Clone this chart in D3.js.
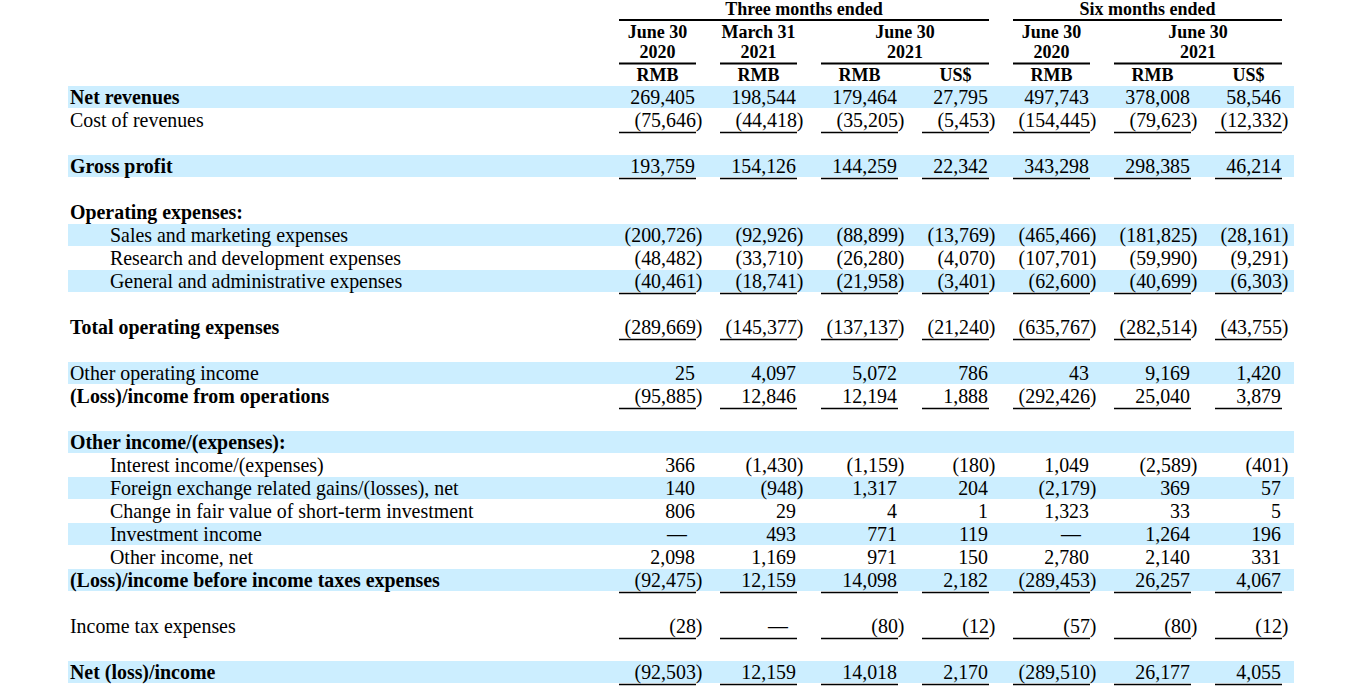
<!DOCTYPE html>
<html><head><meta charset="utf-8">
<script src="https://cdn.jsdelivr.net/npm/d3@7"></script>
<style>
html,body{margin:0;padding:0;background:#fff;}
svg{display:block;font-family:"Liberation Serif","Times New Roman",serif;}
</style></head>
<body><svg id="chart" width="1350" height="699"></svg>
<script>
// ---- data ----
const columns = ["c0","c1","c2","c3","c4","c5","c6"];
const currencies = ["RMB","RMB","RMB","US$","RMB","RMB","US$"];
const periodGroups = [
  {label:"Three months ended", from:0, to:3},
  {label:"Six months ended", from:4, to:6}
];
const dateHeaders = [
  {line1:"June 30", line2:"2020", from:0, to:0},
  {line1:"March 31", line2:"2021", from:1, to:1},
  {line1:"June 30", line2:"2021", from:2, to:3},
  {line1:"June 30", line2:"2020", from:4, to:4},
  {line1:"June 30", line2:"2021", from:5, to:6}
];
const rowLabels = [
  "Net revenues","Cost of revenues","","Gross profit","",
  "Operating expenses:","Sales and marketing expenses","Research and development expenses","General and administrative expenses","",
  "Total operating expenses","","Other operating income","(Loss)/income from operations","",
  "Other income/(expenses):","Interest income/(expenses)","Foreign exchange related gains/(losses), net","Change in fair value of short-term investment","Investment income",
  "Other income, net","(Loss)/income before income taxes expenses","","Income tax expenses","",
  "Net (loss)/income"
];
const rowValues = [
  [269405,198544,179464,27795,497743,378008,58546],
  [-75646,-44418,-35205,-5453,-154445,-79623,-12332],
  null,
  [193759,154126,144259,22342,343298,298385,46214],
  null,
  null,
  [-200726,-92926,-88899,-13769,-465466,-181825,-28161],
  [-48482,-33710,-26280,-4070,-107701,-59990,-9291],
  [-40461,-18741,-21958,-3401,-62600,-40699,-6303],
  null,
  [-289669,-145377,-137137,-21240,-635767,-282514,-43755],
  null,
  [25,4097,5072,786,43,9169,1420],
  [-95885,12846,12194,1888,-292426,25040,3879],
  null,
  null,
  [366,-1430,-1159,-180,1049,-2589,-401],
  [140,-948,1317,204,-2179,369,57],
  [806,29,4,1,1323,33,5],
  [null,493,771,119,null,1264,196],
  [2098,1169,971,150,2780,2140,331],
  [-92475,12159,14098,2182,-289453,26257,4067],
  null,
  [-28,null,-80,-12,-57,-80,-12],
  null,
  [-92503,12159,14018,2170,-289510,26177,4055]
];
const boldRows = [0,3,5,10,13,15,21,25];
const indentRows = [6,7,8,16,17,18,19,20];
const shadedRows = [0,3,6,8,12,15,17,19,21,25];
const underlinedRows = [1,3,8,10,13,21,23,25];

// ---- layout ----
const svg = d3.select("#chart");
const colRight = d3.scaleOrdinal().domain(columns).range([696,797,898,989,1090,1191,1282]);
const colWidth = d3.scaleOrdinal().domain(columns).range([77,77,77,67,77,77,67]);
const y = d3.scaleLinear().domain([0,1]).range([97,120]);
const fmt = d3.format(",");
const BODY = 19.9, HEAD = 18;

// shading
svg.append("g").selectAll("rect").data(shadedRows).join("rect")
  .attr("x",68).attr("width",1294-68)
  .attr("y",d=>y(d)-11).attr("height",22)
  .attr("fill","#cceeff");

// header groups
const hg = svg.append("g").attr("font-weight","bold").attr("font-size",HEAD).attr("fill","#000").attr("text-anchor","middle");
periodGroups.forEach(g=>{
  const x0 = colRight(columns[g.from]) - colWidth(columns[g.from]);
  const x1 = colRight(columns[g.to]);
  hg.append("text").attr("x",(x0+x1)/2).attr("y",15).text(g.label);
  svg.append("line").attr("x1",x0).attr("x2",x1).attr("y1",20).attr("y2",20).attr("stroke","#000").attr("stroke-width",2);
});
dateHeaders.forEach(g=>{
  const x0 = colRight(columns[g.from]) - colWidth(columns[g.from]);
  const x1 = colRight(columns[g.to]);
  hg.append("text").attr("x",(x0+x1)/2).attr("y",38).text(g.line1);
  hg.append("text").attr("x",(x0+x1)/2).attr("y",58).text(g.line2);
  svg.append("line").attr("x1",x0).attr("x2",x1).attr("y1",63.5).attr("y2",63.5).attr("stroke","#000").attr("stroke-width",2);
});
hg.selectAll("text.cur").data(columns).join("text").attr("class","cur")
  .attr("x",c=>colRight(c)-colWidth(c)/2).attr("y",80.5)
  .text((c,i)=>currencies[i]);

// row labels
svg.append("g").attr("font-size",BODY).attr("fill","#000")
  .selectAll("text").data(rowLabels.map((l,i)=>({l,i})).filter(d=>d.l)).join("text")
  .attr("x",d=>indentRows.includes(d.i)?110:70)
  .attr("y",d=>y(d.i)+6.5)
  .attr("font-weight",d=>boldRows.includes(d.i)?"bold":"normal")
  .text(d=>d.l);

// values
const cells = [];
rowValues.forEach((vals,i)=>{ if(vals) vals.forEach((v,j)=>cells.push({i,c:columns[j],v})); });
svg.append("g").attr("font-size",BODY).attr("fill","#000")
  .selectAll("text").data(cells).join("text")
  .attr("text-anchor","end")
  .attr("x",d=> d.v===null ? colRight(d.c)-9 : (d.v<0 ? colRight(d.c)+6.5 : colRight(d.c)-1))
  .attr("y",d=>y(d.i)+6.5)
  .text(d=> d.v===null ? "\u2014" : (d.v<0 ? "("+fmt(-d.v)+")" : fmt(d.v)));

// underlines
const ul = [];
underlinedRows.forEach(i=>columns.forEach(c=>ul.push({i,c})));
svg.append("g").selectAll("line").data(ul).join("line")
  .attr("x1",d=>colRight(d.c)-colWidth(d.c)).attr("x2",d=>colRight(d.c))
  .attr("y1",d=>y(d.i)+12.5).attr("y2",d=>y(d.i)+12.5)
  .attr("stroke","#000").attr("stroke-width",1.5);
</script></body></html>
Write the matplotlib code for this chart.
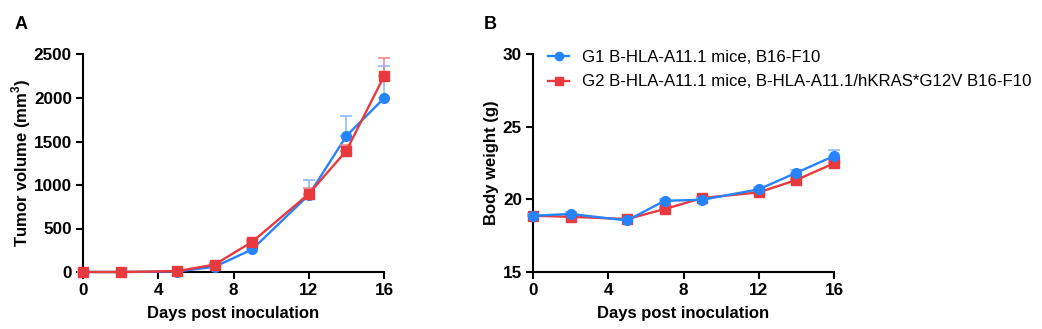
import matplotlib
matplotlib.use("Agg")
import matplotlib.pyplot as plt
import numpy as np

plt.rcParams['font.family'] = ['Liberation Sans', 'DejaVu Sans']
plt.rcParams['mathtext.fontset'] = 'custom'
plt.rcParams['mathtext.rm'] = 'Liberation Sans'
plt.rcParams['mathtext.bf'] = 'Liberation Sans:bold'

days = [0, 2, 5, 7, 9, 12, 14, 16]
g1_label = "G1 B-HLA-A11.1 mice, B16-F10"
g2_label = "G2 B-HLA-A11.1 mice, B-HLA-A11.1/hKRAS*G12V B16-F10"

tumor_g1 = [0, 0, 5, 60, 261, 885, 1563, 1997]
tumor_g1_err = [0, 0, 3, 15, 30, 172, 230, 375]
tumor_g2 = [0, 0, 10, 85, 348, 897, 1394, 2249]
tumor_g2_err = [0, 0, 4, 15, 25, 72, 66, 207]

bw_g1 = [18.87, 18.99, 18.55, 19.90, 19.97, 20.69, 21.83, 22.98]
bw_g1_err = [0.12, 0.15, 0.12, 0.15, 0.12, 0.15, 0.22, 0.40]
bw_g2 = [18.87, 18.80, 18.64, 19.33, 20.09, 20.48, 21.33, 22.48]
bw_g2_err = [0.1, 0.1, 0.1, 0.15, 0.1, 0.12, 0.15, 0.2]

blue = '#2684ff'
red = '#e8393e'
blue_err = '#8cbcff'
red_err = '#f08a8d'

W, H = 1042, 329
fig = plt.figure(figsize=(10.42, 3.29), dpi=100)
axA = fig.add_axes([83/W, 1-272/H, (384-83)/W, (272-54.5)/H])
axB = fig.add_axes([533/W, 1-272/H, (834-533)/W, (272-54)/H])

def style(ax):
    for s in ['top', 'right']:
        ax.spines[s].set_visible(False)
    for s in ['left', 'bottom']:
        ax.spines[s].set_linewidth(1.5)
    ax.tick_params(width=1.5, length=5, labelsize=12.3, pad=3)
    for lab in ax.get_xticklabels() + ax.get_yticklabels():
        lab.set_fontweight('bold')

def plot_series(ax, x, y, e, color, ecolor, marker, label, z):
    y = np.array(y); e = np.array(e)
    ax.errorbar(x, y, yerr=[np.zeros_like(e), e], fmt='none', ecolor=ecolor,
                elinewidth=1.2, capsize=4, capthick=1.2, clip_on=False, zorder=z)
    ax.plot(x, y, color=color, lw=1.7, marker=marker, ms=7 if marker == 'o' else 6.6,
            label=label, clip_on=False, zorder=z + 1)

plot_series(axA, days, tumor_g1, tumor_g1_err, blue, blue_err, 'o', g1_label, 3)
plot_series(axA, days, tumor_g2, tumor_g2_err, red, red_err, 's', g2_label, 5)
axA.set_xlim(0, 16)
axA.set_ylim(0, 2500)
axA.set_xticks([0, 4, 8, 12, 16])
axA.set_yticks([0, 500, 1000, 1500, 2000, 2500])
style(axA)
axA.set_xlabel("Days post inoculation", fontsize=12, fontweight='bold', labelpad=6)
axA.set_ylabel(r"Tumor volume (mm$^{\mathbf{3}}$)", fontsize=12, fontweight='bold')
axA.yaxis.set_label_coords((33 - 83) / 301, 0.5)

plot_series(axB, days, bw_g2, bw_g2_err, red, red_err, 's', g2_label, 3)
plot_series(axB, days, bw_g1, bw_g1_err, blue, blue_err, 'o', g1_label, 5)
axB.set_xlim(0, 16)
axB.set_ylim(15, 30)
axB.set_xticks([0, 4, 8, 12, 16])
axB.set_yticks([15, 20, 25, 30])
style(axB)
axB.set_xlabel("Days post inoculation", fontsize=12, fontweight='bold', labelpad=6)
axB.set_ylabel("Body weight (g)", fontsize=12, fontweight='bold')
axB.yaxis.set_label_coords((499 - 533) / 301, 0.5)

h, l = axB.get_legend_handles_labels()
order = [l.index(g1_label), l.index(g2_label)]
axB.legend([h[i] for i in order], [l[i] for i in order], loc='upper left',
           bbox_to_anchor=(548/W, 1-50/H), bbox_transform=fig.transFigure,
           frameon=False, fontsize=12.1, handlelength=1.25, handletextpad=0.75,
           labelspacing=0.56, borderaxespad=0, borderpad=0, markerscale=0.85)

fig.text(15/W, 1-24.5/H, "A", fontsize=13, fontweight='bold', va='center')
fig.text(484/W, 1-24.5/H, "B", fontsize=13, fontweight='bold', va='center')

fig.savefig("out.png", dpi=100)
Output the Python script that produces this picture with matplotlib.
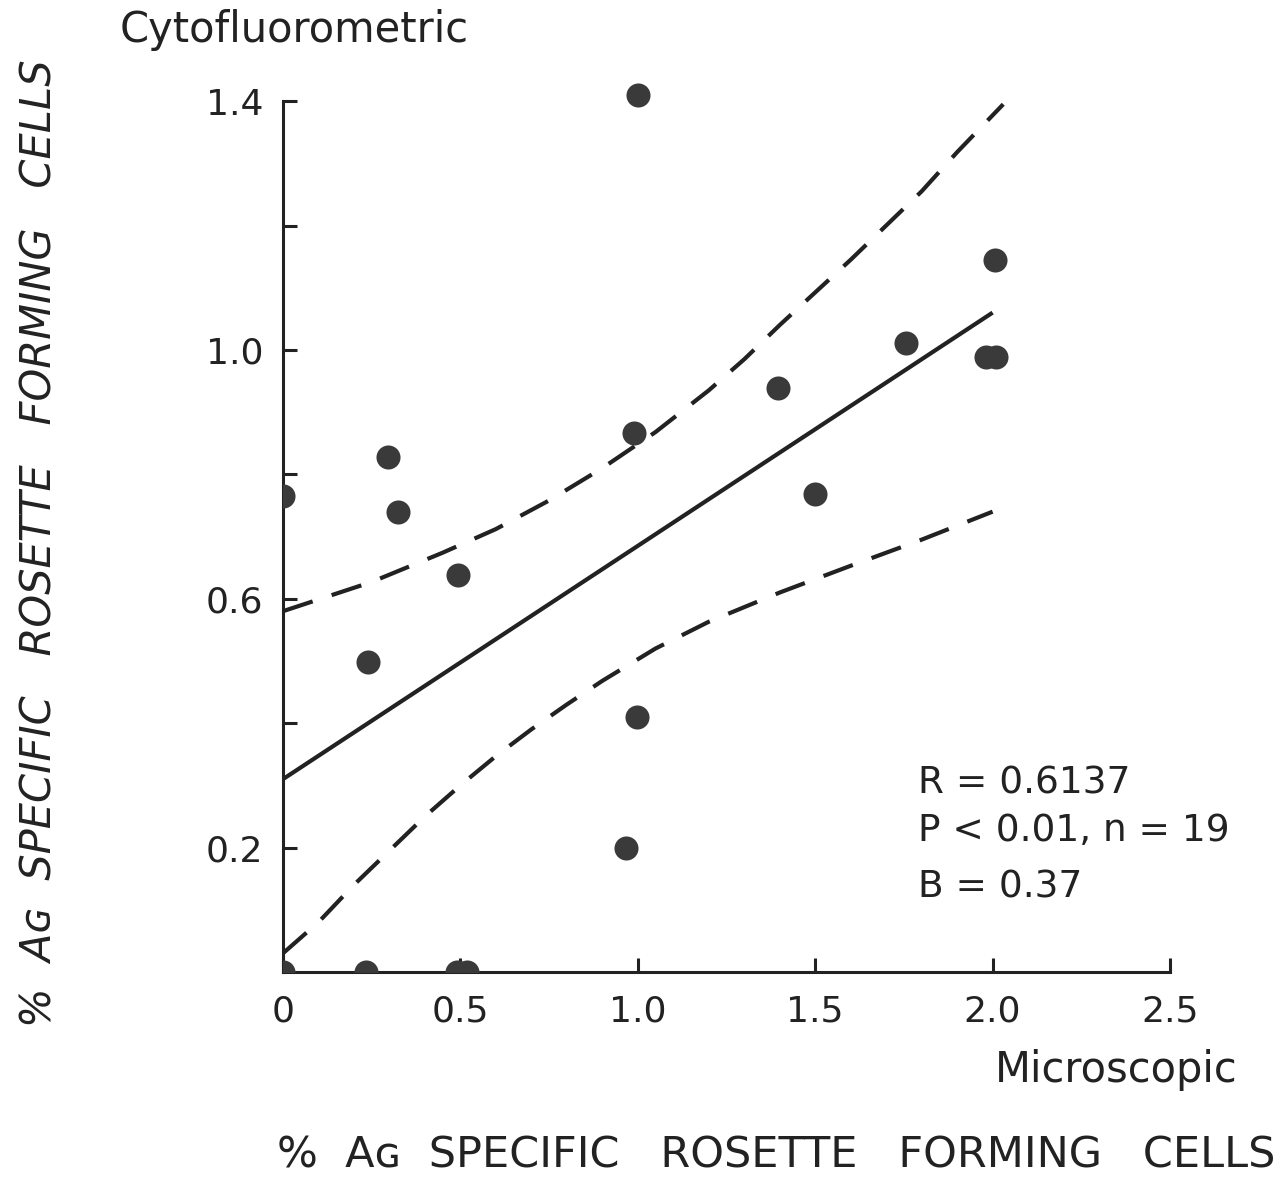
import matplotlib
matplotlib.use("Agg")
import matplotlib.pyplot as plt

# scatter points (% rosette forming cells)
microscopic = [0.0, 0.0, 0.24, 0.235, 0.296, 0.324, 0.493, 0.49, 0.52, 1.0,
               0.99, 0.997, 0.966, 1.394, 1.50, 1.755, 2.006, 1.98, 2.01]
cytofluorometric = [0.765, 0.0, 0.498, 0.0, 0.828, 0.74, 0.638, 0.0, 0.0, 1.41,
                    0.866, 0.41, 0.20, 0.939, 0.768, 1.011, 1.145, 0.989, 0.989]

# regression line end points
fit_x = [0.0, 2.0]
fit_y = [0.31, 1.06]

# confidence bands
upper_x = [0.0, 0.25, 0.45, 0.6, 0.75, 0.9, 1.05, 1.2, 1.3, 1.4, 1.6, 1.8, 1.9, 2.03]
upper_y = [0.58, 0.627, 0.674, 0.712, 0.758, 0.81, 0.868, 0.935, 0.985, 1.04,
           1.145, 1.255, 1.318, 1.395]
lower_x = [0.0, 0.1, 0.2, 0.3, 0.4, 0.5, 0.6, 0.7, 0.8, 0.9, 1.05, 1.2, 1.4,
           1.6, 1.8, 2.0]
lower_y = [0.03, 0.08, 0.14, 0.195, 0.25, 0.30, 0.347, 0.39, 0.43, 0.468, 0.52,
           0.563, 0.61, 0.653, 0.695, 0.74]

x_ticks = [0, 0.5, 1.0, 1.5, 2.0, 2.5]
x_labels = ["0", "0.5", "1.0", "1.5", "2.0", "2.5"]
y_ticks = [0.2, 0.4, 0.6, 0.8, 1.0, 1.2, 1.4]
y_labels = ["0.2", "", "0.6", "", "1.0", "", "1.4"]

stats = ["R = 0.6137", "P < 0.01, n = 19", "B = 0.37"]
axis_title = "%  A\u0262  SPECIFIC   ROSETTE   FORMING   CELLS"

INK = "#222222"
DOT = "#3a3a3a"

plt.rcParams["font.family"] = ["DejaVu Sans"]

fig = plt.figure(figsize=(12.88, 11.81), dpi=100)
ax = fig.add_axes([0.2197, 0.177, 0.6887, 0.7637])

ax.plot(fit_x, fit_y, color=INK, lw=3.0, solid_capstyle="butt")
ax.plot(upper_x, upper_y, color=INK, lw=3.0, dashes=(7.5, 4.8))
ax.plot(lower_x, lower_y, color=INK, lw=3.0, dashes=(7.5, 4.8))
ax.scatter(microscopic, cytofluorometric, s=300, color=DOT, zorder=3, linewidths=0)

ax.set_xlim(0, 2.5)
ax.set_ylim(0, 1.45)
ax.spines["top"].set_visible(False)
ax.spines["right"].set_visible(False)
ax.spines["left"].set_bounds(0, 1.4)
for side in ("left", "bottom"):
    ax.spines[side].set_linewidth(2.2)
    ax.spines[side].set_color(INK)

ax.set_xticks(x_ticks)
ax.set_xticklabels(x_labels)
ax.set_yticks(y_ticks)
ax.set_yticklabels(y_labels)
ax.tick_params(axis="both", direction="in", length=10, width=2.2, color=INK,
               labelsize=26, labelcolor=INK)
ax.tick_params(axis="y", pad=14)
ax.tick_params(axis="x", pad=16)

fig.text(918 / 1288, 1 - 783 / 1181, stats[0], fontsize=27, color=INK, va="center")
fig.text(918 / 1288, 1 - 831 / 1181, stats[1], fontsize=27, color=INK, va="center")
fig.text(918 / 1288, 1 - 887 / 1181, stats[2], fontsize=27, color=INK, va="center")

fig.text(120 / 1288, 1 - 30 / 1181, "Cytofluorometric", fontsize=30, color=INK,
         va="center", ha="left")
fig.text(1238 / 1288, 1 - 1070 / 1181, "Microscopic", fontsize=30, color=INK,
         va="center", ha="right")
fig.text(1275 / 1288, 1 - 1155 / 1181, axis_title,
         fontsize=31, color=INK, va="center", ha="right")
fig.text(40 / 1288, 1 - 543 / 1181, axis_title,
         fontsize=30, color=INK, va="center", ha="center", rotation=90, style="italic")

fig.savefig("out.png", dpi=100, facecolor="white")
* * *
Given problem:
Beginning with the line above that contains "Write the matplotlib code for this chart." and ending with the line that contains "label=label, clip_on=False, zorder=z", quote each line exactly, keeping out the pictures.

Response for this exercise:
Write the matplotlib code for this chart.
import matplotlib
matplotlib.use("Agg")
import matplotlib.pyplot as plt
import numpy as np

plt.rcParams['font.family'] = ['Liberation Sans', 'DejaVu Sans']
plt.rcParams['mathtext.fontset'] = 'custom'
plt.rcParams['mathtext.rm'] = 'Liberation Sans'
plt.rcParams['mathtext.bf'] = 'Liberation Sans:bold'

days = [0, 2, 5, 7, 9, 12, 14, 16]
g1_label = "G1 B-HLA-A11.1 mice, B16-F10"
g2_label = "G2 B-HLA-A11.1 mice, B-HLA-A11.1/hKRAS*G12V B16-F10"

tumor_g1 = [0, 0, 5, 60, 261, 885, 1563, 1997]
tumor_g1_err = [0, 0, 3, 15, 30, 172, 230, 375]
tumor_g2 = [0, 0, 10, 85, 348, 897, 1394, 2249]
tumor_g2_err = [0, 0, 4, 15, 25, 72, 66, 207]

bw_g1 = [18.87, 18.99, 18.55, 19.90, 19.97, 20.69, 21.83, 22.98]
bw_g1_err = [0.12, 0.15, 0.12, 0.15, 0.12, 0.15, 0.22, 0.40]
bw_g2 = [18.87, 18.80, 18.64, 19.33, 20.09, 20.48, 21.33, 22.48]
bw_g2_err = [0.1, 0.1, 0.1, 0.15, 0.1, 0.12, 0.15, 0.2]

blue = '#2684ff'
red = '#e8393e'
blue_err = '#8cbcff'
red_err = '#f08a8d'

W, H = 1042, 329
fig = plt.figure(figsize=(10.42, 3.29), dpi=100)
axA = fig.add_axes([83/W, 1-272/H, (384-83)/W, (272-54.5)/H])
axB = fig.add_axes([533/W, 1-272/H, (834-533)/W, (272-54)/H])

def style(ax):
    for s in ['top', 'right']:
        ax.spines[s].set_visible(False)
    for s in ['left', 'bottom']:
        ax.spines[s].set_linewidth(1.5)
    ax.tick_params(width=1.5, length=5, labelsize=12.3, pad=3)
    for lab in ax.get_xticklabels() + ax.get_yticklabels():
        lab.set_fontweight('bold')

def plot_series(ax, x, y, e, color, ecolor, marker, label, z):
    y = np.array(y); e = np.array(e)
    ax.errorbar(x, y, yerr=[np.zeros_like(e), e], fmt='none', ecolor=ecolor,
                elinewidth=1.2, capsize=4, capthick=1.2, clip_on=False, zorder=z)
    ax.plot(x, y, color=color, lw=1.7, marker=marker, ms=7 if marker == 'o' else 6.6,
            label=label, clip_on=False, zorder=z + 1)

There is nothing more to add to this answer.